Given the increasing use of imaging-based biomarkers, it is critical to determine the accuracy and reliability of the measurement process and of algorithms that attempt to detect change. Unfortunately, the problem of establishing “ground truth” is very difficult. The goal of the AVT project is to provide tools that may be used by efforts, such as the Reference Image Database to Evaluate Response (RIDER) and the Lung Imaging Database Consortium (LIDC),12 to produce both validation data sets and processes for establishing a gold standard of truth for these data sets.
An image analysis component that displays images and permits features to be identified and marked. This would be designed as an XIP application and incorporate annotation and mark-up functions to capture measurements and metadata relating to the measurements (eg, person who made the measurements, how they were made).
An assessment database schema for storing the observations and measurements produced by the image analysis component (or equivalent functions).
Tools to extract measurements placed in the assessment database and compute their variability. This component may be designed as a grid analytic service6 or as an XIP application and should encapsulate the open source R13 statistical package.
The Software SIG has completed its work on the AVT requirements and has delivered its report to NCI. This phase 2 project was launched in the summer of 2007 and will progress through 2008.
The projects of caBIG™ and, in particular, those of the In Vivo Imaging Workspace represent an experiment in team development of open-source software. A community identifies needs, defines requirements, and recruits an open/multi-institutional development team that creates an initial implementation. The process does not stop here, however. Tools like XIP are specifically designed to make new development and new extensions easy for the research community as a whole, whereas the open-source software that comprises XIP can itself evolve through community contributions. It is hoped that groups such as the Software SIG will continue to support and develop applications such as XIP and AVT and to promote their adoption and evolution by the cancer research community.

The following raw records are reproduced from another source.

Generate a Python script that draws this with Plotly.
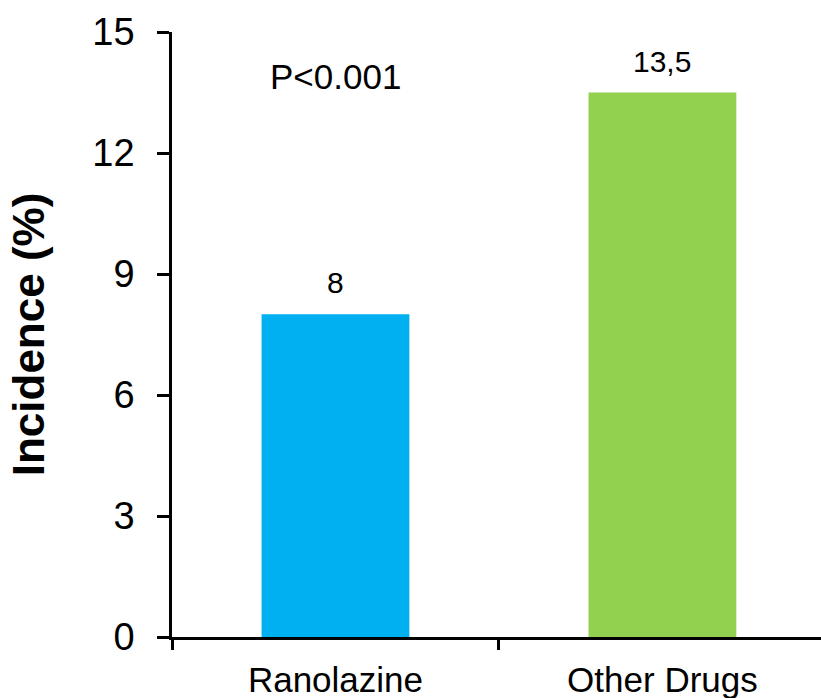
import plotly.graph_objects as go

# Incidence by treatment group
categories = ["Ranolazine", "Other Drugs"]
incidence = [8, 13.5]
bar_colors = ["#00B0F0", "#92D050"]
y_ticks = [0, 3, 6, 9, 12, 15]
p_value_text = "P<0.001"

FONT = "Liberation Sans, Arial, sans-serif"


def fmt(v):
    # decimal comma, no trailing ",0"
    s = f"{v:g}"
    return s.replace(".", ",")


fig = go.Figure()
fig.add_trace(go.Bar(
    x=categories,
    y=incidence,
    marker=dict(color=bar_colors, line=dict(width=0)),
    width=0.452,
    showlegend=False,
    hoverinfo="skip",
))

# value labels above bars
for c, v in zip(categories, incidence):
    fig.add_annotation(
        x=c, y=v, text=fmt(v), showarrow=False,
        yanchor="bottom", yshift=13,
        font=dict(family=FONT, size=30, color="#000000"),
    )

fig.add_annotation(
    x=categories[0], y=13.9, text=p_value_text, showarrow=False,
    yanchor="middle",
    font=dict(family=FONT, size=35, color="#000000"),
)

fig.update_layout(
    width=821, height=698,
    margin=dict(l=172, r=0, t=32, b=61),
    paper_bgcolor="white", plot_bgcolor="white",
    bargap=0.548,
    font=dict(family=FONT, color="#000000"),
)

fig.update_xaxes(
    type="category",
    range=[-0.5, 1.485],
    tickson="boundaries",
    ticks="outside", ticklen=10, tickwidth=2.5, tickcolor="#000000",
    ticklabelstandoff=10,
    showline=True, linecolor="#000000", linewidth=2.5,
    showgrid=False, zeroline=False,
    tickfont=dict(family=FONT, size=35, color="#000000"),
)

fig.update_yaxes(
    range=[0, 15],
    tickmode="array", tickvals=y_ticks, ticktext=[str(t) for t in y_ticks],
    ticks="outside", ticklen=12, tickwidth=2.5, tickcolor="#000000",
    ticklabelstandoff=15,
    showline=True, linecolor="#000000", linewidth=2.5,
    showgrid=False, zeroline=False,
    tickfont=dict(family=FONT, size=38, color="#000000"),
    title=dict(text="<b>Incidence (%)</b>", standoff=34,
               font=dict(family=FONT, size=44, color="#000000")),
)

fig.write_html("out.html")
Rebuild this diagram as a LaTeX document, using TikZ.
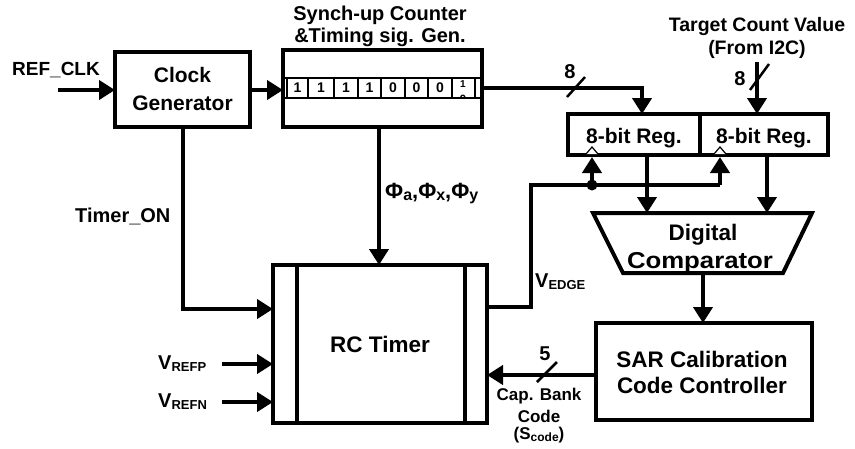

The AVT package is specifically focused on the needs of the RIDER and LIDC programs. This choice was made as a way to limit the scope of the project and have a user community that provides requirements and guidance to direct the development to an immediately useful end. This is a different type of experiment in which scientific programs at NCI are coupled with caBIG™ development activities with the goal of productive synergy.
The success of caBIG™ will ultimately be measured by the impact this information technology initiative has on cancer research. The In Vivo Imaging Workspace and its SIGs will measure success more simply as the rate of adoption of tools such as XIP both within the cancer research community and in the imaging science world in general. Through the collaboration of caBIG™ and DICOM WG-23, it is hoped that a bridge can be successfully built between the research community and commercial vendors that support clinical imaging.